— begin Given material —

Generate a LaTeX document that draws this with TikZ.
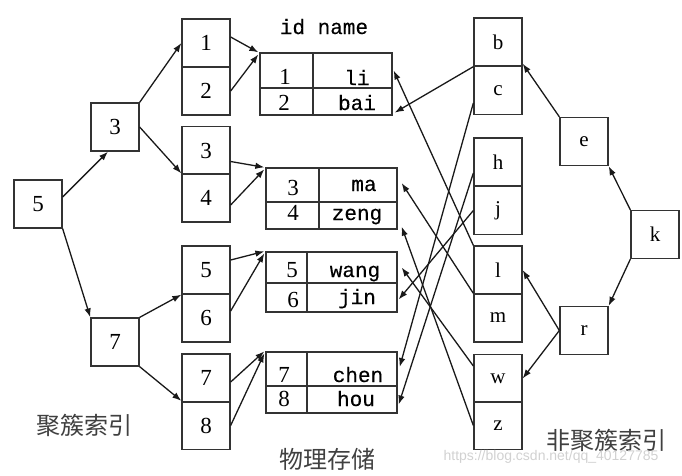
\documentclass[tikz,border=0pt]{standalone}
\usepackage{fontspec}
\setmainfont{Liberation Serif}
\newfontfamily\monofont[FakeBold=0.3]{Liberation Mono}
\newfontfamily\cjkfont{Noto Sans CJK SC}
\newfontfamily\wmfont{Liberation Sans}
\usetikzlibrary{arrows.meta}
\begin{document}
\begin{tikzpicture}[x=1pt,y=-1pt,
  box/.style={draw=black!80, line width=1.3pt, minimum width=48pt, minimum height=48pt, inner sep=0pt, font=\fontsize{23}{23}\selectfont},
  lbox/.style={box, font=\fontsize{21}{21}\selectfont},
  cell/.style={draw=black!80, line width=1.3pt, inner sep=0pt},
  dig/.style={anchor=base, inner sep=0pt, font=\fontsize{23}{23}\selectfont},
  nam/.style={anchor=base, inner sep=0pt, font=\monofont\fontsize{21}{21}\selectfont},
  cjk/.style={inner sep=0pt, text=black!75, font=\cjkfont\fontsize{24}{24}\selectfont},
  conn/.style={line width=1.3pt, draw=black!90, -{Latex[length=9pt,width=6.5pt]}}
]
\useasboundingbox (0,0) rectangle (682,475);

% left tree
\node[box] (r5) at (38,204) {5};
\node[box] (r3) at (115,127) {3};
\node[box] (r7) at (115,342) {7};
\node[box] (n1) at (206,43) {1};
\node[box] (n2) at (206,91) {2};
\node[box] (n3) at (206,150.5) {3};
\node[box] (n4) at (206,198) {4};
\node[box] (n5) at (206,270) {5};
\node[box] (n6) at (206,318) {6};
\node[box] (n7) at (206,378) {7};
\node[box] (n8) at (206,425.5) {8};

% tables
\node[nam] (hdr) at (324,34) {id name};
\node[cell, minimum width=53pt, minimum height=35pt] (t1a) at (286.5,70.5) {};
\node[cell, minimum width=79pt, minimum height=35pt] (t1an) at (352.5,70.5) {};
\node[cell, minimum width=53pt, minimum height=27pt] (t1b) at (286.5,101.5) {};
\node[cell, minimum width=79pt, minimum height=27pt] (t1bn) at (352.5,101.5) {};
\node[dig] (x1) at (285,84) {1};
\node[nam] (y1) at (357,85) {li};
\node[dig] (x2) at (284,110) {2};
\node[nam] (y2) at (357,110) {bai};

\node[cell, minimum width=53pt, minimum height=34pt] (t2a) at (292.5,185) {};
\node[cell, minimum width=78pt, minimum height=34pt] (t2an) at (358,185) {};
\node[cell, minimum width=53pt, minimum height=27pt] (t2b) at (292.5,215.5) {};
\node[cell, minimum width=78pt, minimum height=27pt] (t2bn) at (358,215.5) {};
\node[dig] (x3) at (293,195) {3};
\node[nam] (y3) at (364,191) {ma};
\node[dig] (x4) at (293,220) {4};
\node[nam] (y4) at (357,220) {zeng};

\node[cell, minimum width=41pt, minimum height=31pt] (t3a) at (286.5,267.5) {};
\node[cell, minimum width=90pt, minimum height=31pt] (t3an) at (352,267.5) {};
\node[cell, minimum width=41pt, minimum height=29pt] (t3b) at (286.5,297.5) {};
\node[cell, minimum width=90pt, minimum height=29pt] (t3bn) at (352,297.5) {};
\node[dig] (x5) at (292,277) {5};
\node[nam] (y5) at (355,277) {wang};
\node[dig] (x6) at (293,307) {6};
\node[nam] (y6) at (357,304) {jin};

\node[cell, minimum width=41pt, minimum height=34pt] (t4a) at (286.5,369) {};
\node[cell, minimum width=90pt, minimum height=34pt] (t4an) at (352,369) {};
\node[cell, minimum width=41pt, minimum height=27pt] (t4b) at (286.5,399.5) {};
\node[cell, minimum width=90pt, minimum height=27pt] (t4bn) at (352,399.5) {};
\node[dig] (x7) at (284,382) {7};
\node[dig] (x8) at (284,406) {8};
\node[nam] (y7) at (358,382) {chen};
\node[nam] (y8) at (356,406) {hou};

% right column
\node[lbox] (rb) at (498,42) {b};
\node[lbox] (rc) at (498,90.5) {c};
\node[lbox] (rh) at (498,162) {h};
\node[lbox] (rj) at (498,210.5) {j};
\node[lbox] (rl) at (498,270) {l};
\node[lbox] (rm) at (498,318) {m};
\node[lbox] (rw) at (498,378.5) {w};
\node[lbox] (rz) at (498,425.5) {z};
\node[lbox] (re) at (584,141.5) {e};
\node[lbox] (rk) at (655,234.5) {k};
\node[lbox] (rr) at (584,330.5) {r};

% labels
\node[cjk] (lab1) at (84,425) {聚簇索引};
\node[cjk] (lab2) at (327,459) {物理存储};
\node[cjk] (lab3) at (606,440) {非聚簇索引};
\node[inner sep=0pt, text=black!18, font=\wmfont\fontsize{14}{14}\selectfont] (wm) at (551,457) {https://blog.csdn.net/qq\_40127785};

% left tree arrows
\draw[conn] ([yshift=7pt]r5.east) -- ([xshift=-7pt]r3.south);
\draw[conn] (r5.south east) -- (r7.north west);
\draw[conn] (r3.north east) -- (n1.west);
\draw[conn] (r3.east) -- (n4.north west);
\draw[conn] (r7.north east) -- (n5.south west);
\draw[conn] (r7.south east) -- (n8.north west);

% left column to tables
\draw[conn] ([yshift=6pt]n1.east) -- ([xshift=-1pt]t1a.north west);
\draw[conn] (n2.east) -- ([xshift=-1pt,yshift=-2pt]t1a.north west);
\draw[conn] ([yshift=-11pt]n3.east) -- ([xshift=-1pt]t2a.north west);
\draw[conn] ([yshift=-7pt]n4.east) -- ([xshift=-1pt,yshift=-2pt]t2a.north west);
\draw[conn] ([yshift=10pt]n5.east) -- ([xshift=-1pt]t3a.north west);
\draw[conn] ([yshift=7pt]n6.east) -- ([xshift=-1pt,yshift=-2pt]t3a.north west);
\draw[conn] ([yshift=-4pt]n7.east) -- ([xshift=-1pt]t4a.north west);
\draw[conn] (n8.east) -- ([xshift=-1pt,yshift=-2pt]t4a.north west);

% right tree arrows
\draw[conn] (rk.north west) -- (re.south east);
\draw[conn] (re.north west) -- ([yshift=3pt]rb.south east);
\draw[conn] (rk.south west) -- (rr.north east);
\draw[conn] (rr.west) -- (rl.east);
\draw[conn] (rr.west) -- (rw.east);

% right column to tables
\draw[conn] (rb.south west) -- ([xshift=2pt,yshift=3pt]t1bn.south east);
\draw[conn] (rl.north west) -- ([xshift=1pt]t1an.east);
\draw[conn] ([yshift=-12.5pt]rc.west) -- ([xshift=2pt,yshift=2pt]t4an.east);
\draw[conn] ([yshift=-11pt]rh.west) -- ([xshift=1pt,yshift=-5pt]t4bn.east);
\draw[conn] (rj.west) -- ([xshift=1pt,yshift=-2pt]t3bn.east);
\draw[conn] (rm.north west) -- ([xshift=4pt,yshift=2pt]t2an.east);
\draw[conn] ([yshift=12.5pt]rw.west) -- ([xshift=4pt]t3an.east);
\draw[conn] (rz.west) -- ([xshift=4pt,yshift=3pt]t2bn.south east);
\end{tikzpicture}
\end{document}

— end Given material —

• **What to work on**
Quote the data exactly, leaving every image out of the copy.

• **The output**
Generate a LaTeX document that draws this with TikZ.
\documentclass[tikz,border=0pt]{standalone}
\usepackage{fontspec}
\setmainfont{Liberation Serif}
\newfontfamily\monofont[FakeBold=0.3]{Liberation Mono}
\newfontfamily\cjkfont{Noto Sans CJK SC}
\newfontfamily\wmfont{Liberation Sans}
\usetikzlibrary{arrows.meta}
\begin{document}
\begin{tikzpicture}[x=1pt,y=-1pt,
  box/.style={draw=black!80, line width=1.3pt, minimum width=48pt, minimum height=48pt, inner sep=0pt, font=\fontsize{23}{23}\selectfont},
  lbox/.style={box, font=\fontsize{21}{21}\selectfont},
  cell/.style={draw=black!80, line width=1.3pt, inner sep=0pt},
  dig/.style={anchor=base, inner sep=0pt, font=\fontsize{23}{23}\selectfont},
  nam/.style={anchor=base, inner sep=0pt, font=\monofont\fontsize{21}{21}\selectfont},
  cjk/.style={inner sep=0pt, text=black!75, font=\cjkfont\fontsize{24}{24}\selectfont},
  conn/.style={line width=1.3pt, draw=black!90, -{Latex[length=9pt,width=6.5pt]}}
]
\useasboundingbox (0,0) rectangle (682,475);

% left tree
\node[box] (r5) at (38,204) {5};
\node[box] (r3) at (115,127) {3};
\node[box] (r7) at (115,342) {7};
\node[box] (n1) at (206,43) {1};
\node[box] (n2) at (206,91) {2};
\node[box] (n3) at (206,150.5) {3};
\node[box] (n4) at (206,198) {4};
\node[box] (n5) at (206,270) {5};
\node[box] (n6) at (206,318) {6};
\node[box] (n7) at (206,378) {7};
\node[box] (n8) at (206,425.5) {8};

% tables
\node[nam] (hdr) at (324,34) {id name};
\node[cell, minimum width=53pt, minimum height=35pt] (t1a) at (286.5,70.5) {};
\node[cell, minimum width=79pt, minimum height=35pt] (t1an) at (352.5,70.5) {};
\node[cell, minimum width=53pt, minimum height=27pt] (t1b) at (286.5,101.5) {};
\node[cell, minimum width=79pt, minimum height=27pt] (t1bn) at (352.5,101.5) {};
\node[dig] (x1) at (285,84) {1};
\node[nam] (y1) at (357,85) {li};
\node[dig] (x2) at (284,110) {2};
\node[nam] (y2) at (357,110) {bai};

\node[cell, minimum width=53pt, minimum height=34pt] (t2a) at (292.5,185) {};
\node[cell, minimum width=78pt, minimum height=34pt] (t2an) at (358,185) {};
\node[cell, minimum width=53pt, minimum height=27pt] (t2b) at (292.5,215.5) {};
\node[cell, minimum width=78pt, minimum height=27pt] (t2bn) at (358,215.5) {};
\node[dig] (x3) at (293,195) {3};
\node[nam] (y3) at (364,191) {ma};
\node[dig] (x4) at (293,220) {4};
\node[nam] (y4) at (357,220) {zeng};

\node[cell, minimum width=41pt, minimum height=31pt] (t3a) at (286.5,267.5) {};
\node[cell, minimum width=90pt, minimum height=31pt] (t3an) at (352,267.5) {};
\node[cell, minimum width=41pt, minimum height=29pt] (t3b) at (286.5,297.5) {};
\node[cell, minimum width=90pt, minimum height=29pt] (t3bn) at (352,297.5) {};
\node[dig] (x5) at (292,277) {5};
\node[nam] (y5) at (355,277) {wang};
\node[dig] (x6) at (293,307) {6};
\node[nam] (y6) at (357,304) {jin};

\node[cell, minimum width=41pt, minimum height=34pt] (t4a) at (286.5,369) {};
\node[cell, minimum width=90pt, minimum height=34pt] (t4an) at (352,369) {};
\node[cell, minimum width=41pt, minimum height=27pt] (t4b) at (286.5,399.5) {};
\node[cell, minimum width=90pt, minimum height=27pt] (t4bn) at (352,399.5) {};
\node[dig] (x7) at (284,382) {7};
\node[dig] (x8) at (284,406) {8};
\node[nam] (y7) at (358,382) {chen};
\node[nam] (y8) at (356,406) {hou};

% right column
\node[lbox] (rb) at (498,42) {b};
\node[lbox] (rc) at (498,90.5) {c};
\node[lbox] (rh) at (498,162) {h};
\node[lbox] (rj) at (498,210.5) {j};
\node[lbox] (rl) at (498,270) {l};
\node[lbox] (rm) at (498,318) {m};
\node[lbox] (rw) at (498,378.5) {w};
\node[lbox] (rz) at (498,425.5) {z};
\node[lbox] (re) at (584,141.5) {e};
\node[lbox] (rk) at (655,234.5) {k};
\node[lbox] (rr) at (584,330.5) {r};

% labels
\node[cjk] (lab1) at (84,425) {聚簇索引};
\node[cjk] (lab2) at (327,459) {物理存储};
\node[cjk] (lab3) at (606,440) {非聚簇索引};
\node[inner sep=0pt, text=black!18, font=\wmfont\fontsize{14}{14}\selectfont] (wm) at (551,457) {https://blog.csdn.net/qq\_40127785};

% left tree arrows
\draw[conn] ([yshift=7pt]r5.east) -- ([xshift=-7pt]r3.south);
\draw[conn] (r5.south east) -- (r7.north west);
\draw[conn] (r3.north east) -- (n1.west);
\draw[conn] (r3.east) -- (n4.north west);
\draw[conn] (r7.north east) -- (n5.south west);
\draw[conn] (r7.south east) -- (n8.north west);

% left column to tables
\draw[conn] ([yshift=6pt]n1.east) -- ([xshift=-1pt]t1a.north west);
\draw[conn] (n2.east) -- ([xshift=-1pt,yshift=-2pt]t1a.north west);
\draw[conn] ([yshift=-11pt]n3.east) -- ([xshift=-1pt]t2a.north west);
\draw[conn] ([yshift=-7pt]n4.east) -- ([xshift=-1pt,yshift=-2pt]t2a.north west);
\draw[conn] ([yshift=10pt]n5.east) -- ([xshift=-1pt]t3a.north west);
\draw[conn] ([yshift=7pt]n6.east) -- ([xshift=-1pt,yshift=-2pt]t3a.north west);
\draw[conn] ([yshift=-4pt]n7.east) -- ([xshift=-1pt]t4a.north west);
\draw[conn] (n8.east) -- ([xshift=-1pt,yshift=-2pt]t4a.north west);

% right tree arrows
\draw[conn] (rk.north west) -- (re.south east);
\draw[conn] (re.north west) -- ([yshift=3pt]rb.south east);
\draw[conn] (rk.south west) -- (rr.north east);
\draw[conn] (rr.west) -- (rl.east);
\draw[conn] (rr.west) -- (rw.east);

% right column to tables
\draw[conn] (rb.south west) -- ([xshift=2pt,yshift=3pt]t1bn.south east);
\draw[conn] (rl.north west) -- ([xshift=1pt]t1an.east);
\draw[conn] ([yshift=-12.5pt]rc.west) -- ([xshift=2pt,yshift=2pt]t4an.east);
\draw[conn] ([yshift=-11pt]rh.west) -- ([xshift=1pt,yshift=-5pt]t4bn.east);
\draw[conn] (rj.west) -- ([xshift=1pt,yshift=-2pt]t3bn.east);
\draw[conn] (rm.north west) -- ([xshift=4pt,yshift=2pt]t2an.east);
\draw[conn] ([yshift=12.5pt]rw.west) -- ([xshift=4pt]t3an.east);
\draw[conn] (rz.west) -- ([xshift=4pt,yshift=3pt]t2bn.south east);
\end{tikzpicture}
\end{document}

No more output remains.